Une méthode critiquée même chez LR
Même chez LR, où est née la rhétorique du « travailler plus », la méthode est critiquée. « C’était fini, la présidence jupitérienne, et deux jours plus tard, hop ! Ça y est, on piétine tout le monde », juge Olivier Marleix. Si le chef de file des députés LR ne veut pas être « complice d’une méthode qui sera trop brutale », le contenu de la réforme ne pose que peu de problèmes à droite : « Pour nous, 64 ans pourrait être un premier palier. »

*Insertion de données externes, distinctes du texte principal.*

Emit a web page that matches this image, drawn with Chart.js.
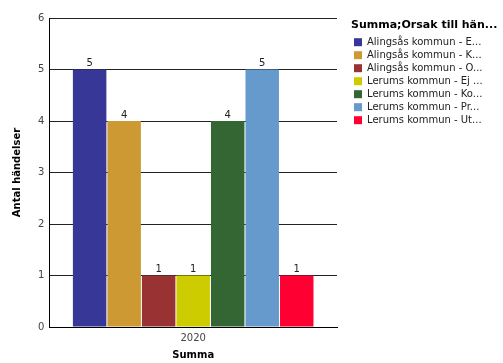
<!DOCTYPE html>
<html>
<head>
<meta charset="utf-8">
<script src="https://cdn.jsdelivr.net/npm/chart.js@4"></script>
<style>
  html, body { margin: 0; padding: 0; background: #fff; }
  #wrap { width: 503px; height: 363px; }
</style>
</head>
<body>
<div id="wrap"><canvas id="myChart" width="503" height="363"></canvas></div>
<script>
const years = ["2020"];
const seriesNames = [
  "Alingsås kommun - E...",
  "Alingsås kommun - K...",
  "Alingsås kommun - O...",
  "Lerums kommun - Ej ...",
  "Lerums kommun - Ko...",
  "Lerums kommun - Pr...",
  "Lerums kommun - Ut..."
];
const counts = [5, 4, 1, 1, 4, 5, 1];
const yTicks = [0, 1, 2, 3, 4, 5, 6];
const colors = ["#363796", "#CC9933", "#993333", "#CCCC00", "#336633", "#6699CC", "#FF0033"];

const FONT = "'DejaVu Sans', Verdana, sans-serif";

const datasets = seriesNames.map((name, i) => ({
  label: name,
  data: [counts[i]],
  backgroundColor: colors[i],
  borderWidth: 0,
  barPercentage: 0.97,
  categoryPercentage: 0.84,
}));

// value labels above each bar
const valueLabels = {
  id: "valueLabels",
  afterDatasetsDraw(chart) {
    const ctx = chart.ctx;
    ctx.save();
    ctx.font = "10px " + FONT;
    ctx.fillStyle = "#222";
    ctx.textAlign = "center";
    ctx.textBaseline = "bottom";
    chart.data.datasets.forEach((ds, i) => {
      chart.getDatasetMeta(i).data.forEach((bar, j) => {
        ctx.fillText(ds.data[j], bar.x, bar.y - 1);
      });
    });
    ctx.restore();
  }
};

// keep legend a fixed width so plot area ends where the original does,
// then nudge it a bit right/down
const legendWidth = {
  id: "legendWidth",
  afterInit(chart) {
    const lg = chart.legend;
    const fit = lg.fit.bind(lg);
    lg.fit = function () {
      fit();
      this.width = 166;
    };
  },
  afterLayout(chart) {
    chart.legend.left += 14;
    chart.legend.top += 2;
  }
};

const myChart = new Chart(document.getElementById("myChart"), {
  type: "bar",
  data: { labels: years, datasets: datasets },
  plugins: [legendWidth, valueLabels],
  options: {
    responsive: false,
    animation: false,
    layout: { padding: { top: 18, left: 11, bottom: 2, right: 0 } },
    plugins: {
      tooltip: { enabled: false },
      legend: {
        position: "right",
        align: "start",
        title: {
          display: true,
          text: "Summa;Orsak till hän...",
          position: "start",
          color: "#000",
          font: { family: FONT, size: 11, weight: "bold" },
          padding: { top: 0, bottom: 1 }
        },
        labels: {
          boxWidth: 8,
          boxHeight: 8,
          padding: 3,
          color: "#222",
          font: { family: FONT, size: 10 }
        }
      }
    },
    scales: {
      x: {
        grid: { display: false, drawTicks: false },
        border: { color: "#000" },
        ticks: { color: "#444", font: { family: FONT, size: 10 }, padding: 5 },
        title: {
          display: true,
          text: "Summa",
          color: "#000",
          font: { family: FONT, size: 10, weight: "bold" },
          padding: { top: 0, bottom: 0 }
        }
      },
      y: {
        min: 0,
        max: 6,
        afterBuildTicks(axis) { axis.ticks = yTicks.map(v => ({ value: v })); },
        grid: { color: "#222", drawTicks: false },
        border: { color: "#000" },
        ticks: { color: "#444", font: { family: FONT, size: 10 }, padding: 5 },
        title: {
          display: true,
          text: "Antal händelser",
          color: "#000",
          font: { family: FONT, size: 10, weight: "bold" },
          padding: { top: 0, bottom: 10 }
        }
      }
    }
  }
});
</script>
</body>
</html>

En revanche, l’argumentaire déroulé par l’Élysée (lire ci-contre) soulève l’ire des députés de gauche. « On est dans une situation incroyable, où l’on a augmenté la dépense publique pour diminuer celle des plus riches ! s’indigne Nicolas Sansu. Si on n’avait pas, par exemple, le Cice (le crédit d’impôt transformé en baisse de cotisations patronales par Emmanuel Macron – NDLR), on aurait quelques dizaines de milliards en plus dans les caisses de retraite et de chômage. » La gauche, dont le programme pour les législatives prévoyait le financement de la retraite à 60 ans, compte bien proposer de les récupérer, plutôt que de sabrer dans les droits des salariés.